Do you have to disassemble the gears to access the seals?


----------



## Lukikus2 (Jun 25, 2015)

West marine or any auto parts store usually carries marine gear oil. Check it first then go from there. The big screw is the drain plug and the smaller screw above is the vent hole. Normally new oil is pumped thru the large (bottom) screw until it comes out the vent screw hole. Some oil will come with the pump and adapter.

I've never had to replace my seals but there should be two bolts holding a flange over the seals.


----------



## The Fever (Jul 1, 2015)

Lukikus2 said:


> West marine or any auto parts store usually carries marine gear oil. Check it first then go from there. The big screw is the drain plug and the smaller screw above is the vent hole. Normally new oil is pumped thru the large (bottom) screw until it comes out the vent screw hole. Some oil will come with the pump and adapter.
> 
> I've never had to replace my seals but there should be two bolts holding a flange over the seals.

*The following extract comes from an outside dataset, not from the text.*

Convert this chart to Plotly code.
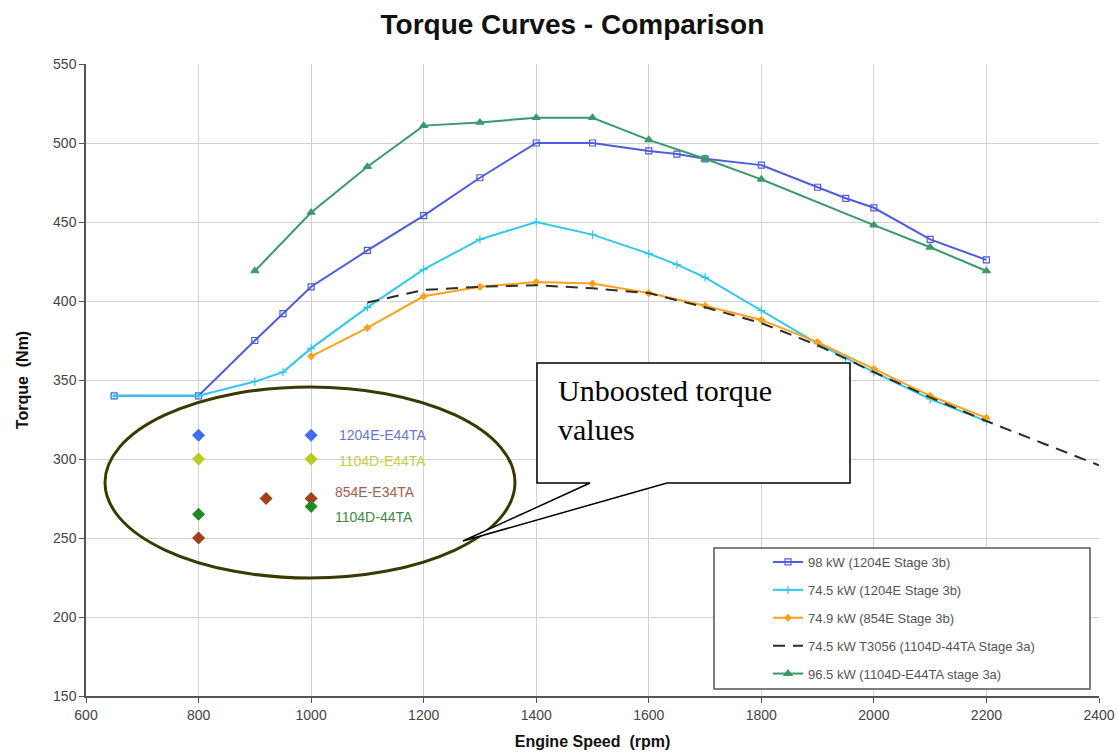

I looked into this and it will be done before we go out next weekend. Good looking out.

The boat rebuild is taking a slight break due to some car repairs. Wont be long and I will continue and post pictures.


----------



## The Fever (Jul 17, 2015)

Alright, Gents! I got back in the saddle recently. As I left y'all I had trouble with the engine ejecting water. I ordered another impeller and you guys were correct. The old one was shot! It did fantastic after some replacement. Last Friday it came in and Saturday morning I had a good friend come in and we took her out to see how she did. I was very pleased. When we got off the water we decided to add a new transom board to mount the boat motor on. The old holes were torn around the edges so I tapped new holes and painted the wood to give it a bit more weathering ability. It didn't take long before we realized we had a leak in the boat Saturday morning and when we got back we identified where it was coming from. A 2 inch crack in the bottom of the boat under the seat was the culprit and dad had patched it with quick setting JB weld. Today I got under there and scraped it clean of paint, debris, and old JB weld and cut out a section of aluminum from a gutter end I got from Lowes. I placed JB weld on the bottom and stuck it to the crack and then covered the new metal thoroughly with more JB weld. This isn't a professional fix but it should buy me some time. I included some photos of other things that need attention also, but are lower on the to do list.


----------



## The Fever (Jul 17, 2015)

The engine ran well for a good while but suddenly it died on me and would only run on choke. It ran near normally with the choke on but without it I could barely get it to idle. My best guess is its blowing debris loose. I'm going to run some more gas through it to see if it loosens up. Got her up to 
 MPH before it acted up


----------



## BriarPatch99 (Jul 19, 2015)

How well did you clean out the gas tank... If there is gunk in it  ... You wasting time until you clean it out GOOD!


----------



## rjcruiser (Jul 20, 2015)

BriarPatch99 said:


> How well did you clean out the gas tank... If there is gunk in it  ... You wasting time until you clean it out GOOD!



Put an inline fuel filter that is see through. ...will save you trouble in the future.


----------